Fast in-memory computations thanks to a powerful Rust Engine

In Pathway, both the storage of the tables and the computations are done in memory. This can raise legitimate concerns about memory and speed. Indeed, Python is not known to be the most efficient language: it is a dynamically typed and interpreted language. Worse, its infamous GIL limits parallelism and concurrency...

Fortunately, Pathway comes with a powerful Rust engine which takes over once the pipeline is ready. Python is used for its accessibility to describe the (typed) pipeline, but the dataflow is built and maintained by Pathway engine. Pathway engine removes those limits associated with Python. In particular, Pathway natively supports multithreading and multiprocessing, and can be distributed using Kubernetes. The content of the tables is handled by Pathway Rust engine, making it very memory-efficient. Similarly, most of the transformations are handled at the Rust level, making the processing very fast.

If you add the incremental nature of the computations, you end-up with the fastest data processing engine on the market.

Static mode

With Pathway, it doesn't matter if you are dealing with static or streaming data. The same pipeline can be used for both kinds of data, Pathway's engine provides consistent outputs in both cases. You can combine real-time and historical data in the same code logic.

In the static mode, all the data is loaded and processed at once and then the process terminates. It does not wait for new data unlike in the streaming mode.

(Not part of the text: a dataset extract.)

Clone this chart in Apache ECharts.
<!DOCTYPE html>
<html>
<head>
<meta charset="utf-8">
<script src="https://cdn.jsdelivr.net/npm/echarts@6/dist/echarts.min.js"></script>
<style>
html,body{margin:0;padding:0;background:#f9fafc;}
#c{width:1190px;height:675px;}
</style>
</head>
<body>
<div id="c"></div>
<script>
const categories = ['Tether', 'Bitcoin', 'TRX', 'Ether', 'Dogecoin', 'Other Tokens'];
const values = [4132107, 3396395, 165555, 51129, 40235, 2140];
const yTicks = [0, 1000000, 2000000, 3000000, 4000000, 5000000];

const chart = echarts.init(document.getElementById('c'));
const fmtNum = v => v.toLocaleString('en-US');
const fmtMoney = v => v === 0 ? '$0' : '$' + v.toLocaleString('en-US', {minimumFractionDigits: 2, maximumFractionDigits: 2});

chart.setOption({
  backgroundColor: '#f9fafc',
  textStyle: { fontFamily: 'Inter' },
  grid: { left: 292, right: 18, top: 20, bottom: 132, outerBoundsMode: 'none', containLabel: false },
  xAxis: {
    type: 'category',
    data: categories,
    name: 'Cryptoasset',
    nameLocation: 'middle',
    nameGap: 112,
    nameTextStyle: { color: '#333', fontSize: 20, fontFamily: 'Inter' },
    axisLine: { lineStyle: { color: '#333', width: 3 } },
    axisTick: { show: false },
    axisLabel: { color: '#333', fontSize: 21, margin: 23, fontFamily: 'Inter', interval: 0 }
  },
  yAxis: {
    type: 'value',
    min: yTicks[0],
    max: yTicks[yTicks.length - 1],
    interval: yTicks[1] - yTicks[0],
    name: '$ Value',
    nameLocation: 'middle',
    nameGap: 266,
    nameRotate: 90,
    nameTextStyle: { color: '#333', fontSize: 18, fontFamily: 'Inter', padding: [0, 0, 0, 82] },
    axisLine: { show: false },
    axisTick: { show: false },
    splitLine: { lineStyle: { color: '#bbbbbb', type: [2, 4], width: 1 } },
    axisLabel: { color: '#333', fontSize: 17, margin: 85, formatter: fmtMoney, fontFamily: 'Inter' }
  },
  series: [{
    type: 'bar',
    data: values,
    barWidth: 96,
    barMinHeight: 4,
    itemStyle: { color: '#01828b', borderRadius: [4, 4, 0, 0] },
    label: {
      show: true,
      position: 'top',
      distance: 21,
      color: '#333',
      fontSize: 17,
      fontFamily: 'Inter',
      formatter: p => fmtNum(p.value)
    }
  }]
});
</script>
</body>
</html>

You can learn more about the streaming and static mode in our dedicated article.

Advanced concepts

Event Time vs Processing Time

In the context of temporal behavior it is important to distinguish between an event time and a processing time. The event time is when the event happens, e.g. if your data consist of orders in the online shop, the event time is the time when the order happened. This information has to be present in your data because Pathway doesn't know when the event happened. Thus, event time can be any time you assign to your data.

The only time Pathway is aware of is when the record arrives to the Pathway engine. This time is called processing time. While the processing time of entries in a stream is always nondecreasing (because the time goes forward), due to latency the event time may be out of order. In extreme cases, this can manifest via events with high latency between their event time and processing time, which we refer to as late data.

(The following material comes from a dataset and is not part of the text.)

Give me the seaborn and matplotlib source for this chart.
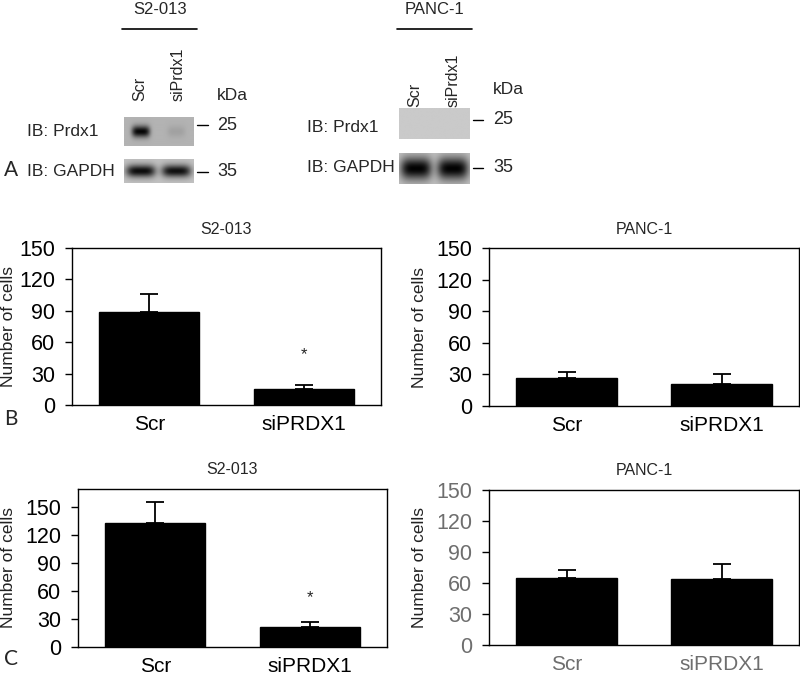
import numpy as np
import matplotlib
matplotlib.use("Agg")
import matplotlib.pyplot as plt
import seaborn as sns
from matplotlib.lines import Line2D

# ---------------- data ----------------
categories = ["Scr", "siPRDX1"]
b_s2_mean = [89, 15]
b_s2_err = [17, 4]
b_panc_mean = [27, 21]
b_panc_err = [5, 9]
c_s2_mean = [133, 21]
c_s2_err = [22, 6]
c_panc_mean = [65, 64]
c_panc_err = [8, 14]
y_ticks = [0, 30, 60, 90, 120, 150]
star_b = 48
star_c = 53

lanes = ["Scr", "siPrdx1"]
s2_prdx1_band = [1.0, 0.10]
s2_gapdh_band = [0.97, 0.95]
panc_prdx1_band = [0.0, 0.0]
panc_gapdh_band = [1.0, 1.0]

# ---------------- style ----------------
sns.set_theme(style="white")
plt.rcParams["font.family"] = ["Liberation Sans", "DejaVu Sans"]

W, H = 800, 676
fig = plt.figure(figsize=(W / 100, H / 100), dpi=100)


def px_axes(x0, y0, x1, y1):
    return fig.add_axes([x0 / W, 1 - y1 / H, (x1 - x0) / W, (y1 - y0) / H])


def ftext(x, y, s, **kw):
    fig.text(x / W, 1 - y / H, s, transform=fig.transFigure, **kw)


def fline(x0, x1, y, lw=1.2):
    fig.add_artist(Line2D([x0 / W, x1 / W], [1 - y / H, 1 - y / H],
                          transform=fig.transFigure, color="black", lw=lw))


# ---------------- panel A : blots ----------------
def draw_blot(box, bands, bg, hw, hh, lane_x=(0.24, 0.75), dark=0.97):
    ax = px_axes(*box)
    nx, ny = 140, 60
    xs = np.linspace(0, 1, nx)
    ys = np.linspace(0, 1, ny)
    X, Y = np.meshgrid(xs, ys)
    inten = np.zeros_like(X)
    for a, xc in zip(bands, lane_x):
        inten += a * np.exp(-(np.abs(X - xc) / hw) ** 4) * np.exp(-((Y - 0.5) / hh) ** 2)
    inten = np.clip(inten, 0, 1)
    img = bg * (1 - dark * inten)
    ax.imshow(img, cmap="gray", vmin=0, vmax=1, extent=(0, 1, 0, 1),
              aspect="auto", interpolation="bilinear")
    ax.set_xticks([])
    ax.set_yticks([])
    for s in ax.spines.values():
        s.set_visible(False)
    return ax


def blot_group(title, tx, line_x0, line_x1, lane_xs, lane_bottom, kda_x, kda_y,
               lab_x, rows, dash_x0, dash_x1, num_x):
    ftext(tx, 10, title, ha="center", va="center", fontsize=12)
    fline(line_x0, line_x1, 29)
    for name, lx in zip(lanes, lane_xs):
        ftext(lx, lane_bottom, name, rotation=90, ha="center", va="bottom", fontsize=11.5)
    ftext(kda_x, kda_y, "kDa", ha="left", va="center", fontsize=12.5)
    for label, ly, marker_y, kd in rows:
        ftext(lab_x, ly, label, ha="left", va="center", fontsize=12.5)
        fline(dash_x0, dash_x1, marker_y, lw=1.0)
        ftext(num_x, marker_y, kd, ha="left", va="center", fontsize=13)


draw_blot((124, 117, 194, 146), s2_prdx1_band, 0.70, 0.13, 0.20)
draw_blot((124, 159, 194, 183), s2_gapdh_band, 0.76, 0.21, 0.26)
blot_group("S2-013", 160, 122, 197, [140, 178], 101, 217, 95, 27,
           [("IB: Prdx1", 131, 125, "25"), ("IB: GAPDH", 172, 172, "35")],
           197, 208, 217)

draw_blot((399, 108, 469, 139), panc_prdx1_band, 0.79, 0.2, 0.2)
draw_blot((399, 153, 469, 184), panc_gapdh_band, 0.76, 0.22, 0.36, lane_x=(0.24, 0.76), dark=0.99)
blot_group("PANC-1", 434, 397, 472, [415, 453], 107, 493, 90, 307,
           [("IB: Prdx1", 127, 120, "25"), ("IB: GAPDH", 168, 168, "35")],
           473, 483, 493)

ftext(4, 170, "A", ha="left", va="center", fontsize=15, family=["Lato", "DejaVu Sans"])
ftext(4, 419, "B", ha="left", va="center", fontsize=15, family=["Lato", "DejaVu Sans"])
ftext(4, 659, "C", ha="left", va="center", fontsize=15, family=["Lato", "DejaVu Sans"])


# ---------------- bar panels ----------------
def bar_panel(box, means, errs, title, ylim, star=None, tick_color="black",
              label_x_px=15, title_pad=10):
    ax = px_axes(*box)
    sns.barplot(x=categories, y=means, color="black", saturation=1, width=0.65,
                edgecolor="black", errorbar=None, ax=ax)
    ax.errorbar(range(len(means)), means, yerr=[np.zeros(len(errs)), errs],
                fmt="none", ecolor="black", elinewidth=1.3, capsize=6.5,
                capthick=1.3, zorder=5)
    ax.set_ylim(*ylim)
    ax.set_xlim(-0.5, len(means) - 0.5)
    ax.set_yticks(y_ticks)
    ax.set_yticklabels([str(t) for t in y_ticks])
    for s in ax.spines.values():
        s.set_visible(True)
        s.set_color("black")
        s.set_linewidth(1.0)
    ax.tick_params(axis="y", direction="out", length=5, width=1, pad=7,
                   labelsize=15.5, colors="black", labelcolor=tick_color, left=True)
    ax.tick_params(axis="x", length=0, pad=7, labelsize=15, labelcolor=tick_color)
    ax.set_xlabel("")
    ax.set_ylabel("Number of cells", fontsize=12.5, color="#222222")
    x0 = box[0]
    width = box[2] - box[0]
    ax.yaxis.set_label_coords((label_x_px - x0) / width, 0.5)
    ax.set_title(title, fontsize=11.5, pad=title_pad)
    if star is not None:
        ax.text(1, star, "*", ha="center", va="center", fontsize=12)
    return ax


bar_panel((72, 248, 381, 405), b_s2_mean, b_s2_err, "S2-013", (0, 150), star=star_b,
          label_x_px=16)
bar_panel((489, 248, 799, 406), b_panc_mean, b_panc_err, "PANC-1", (0, 150),
          label_x_px=427)
bar_panel((78, 489, 387, 647), c_s2_mean, c_s2_err, "S2-013", (0, 169), star=star_c,
          label_x_px=16, title_pad=11)
bar_panel((489, 490, 799, 645), c_panc_mean, c_panc_err, "PANC-1", (0, 150),
          tick_color="#6e6e6e", label_x_px=427, title_pad=11)

fig.savefig("out.png", dpi=100)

Stateful and stateless transformations

In streaming, transformations can be classified into two categories: stateful transformations and stateless transformations.

In a nutshell, stateful transformations require memory, i.e. a state, to perform the operations, while stateless transformations do not require any memory, only the current data. This difference comes from the fact we are dealing with streams, meaning that some operations have to remember past data points to be able to compute the new ones.

For example, we can compare two transformations, the join and the filter:

The join is a stateful transformation. To join two streams tableA.join(tableB), you must store all the values of both stream in case a new data point is received. Indeed, if a new point is received from tableA, you will need to check all the already received data points from tableB to know if there is a new match in the join.
The filter is a stateless transformation. To filter a data stream, you only need to know the current data point, as passing the filter is independent of other data points.

In terms of memory, the stateless operations have a constant complexity as they do not need to keep anything in memory. On the other hand, the memory consumed by stateful operations grows linearly with the data stream.

How can Pathway remember old values if only stateless operations are used, and the old values are forgotten?

Pathway remembers old values through its input connectors, even when only stateless operations are used. Each connector has its own way of tracking historical data: filesystem connectors store old files in temporary storage, Deltalake/Iceberg keep snapshots, and Kafka requires explicit deletions alongside insertions. This means that instead of operators storing history, the connectors handle change tracking and forward only the necessary deltas, optimizing memory usage while ensuring data consistency.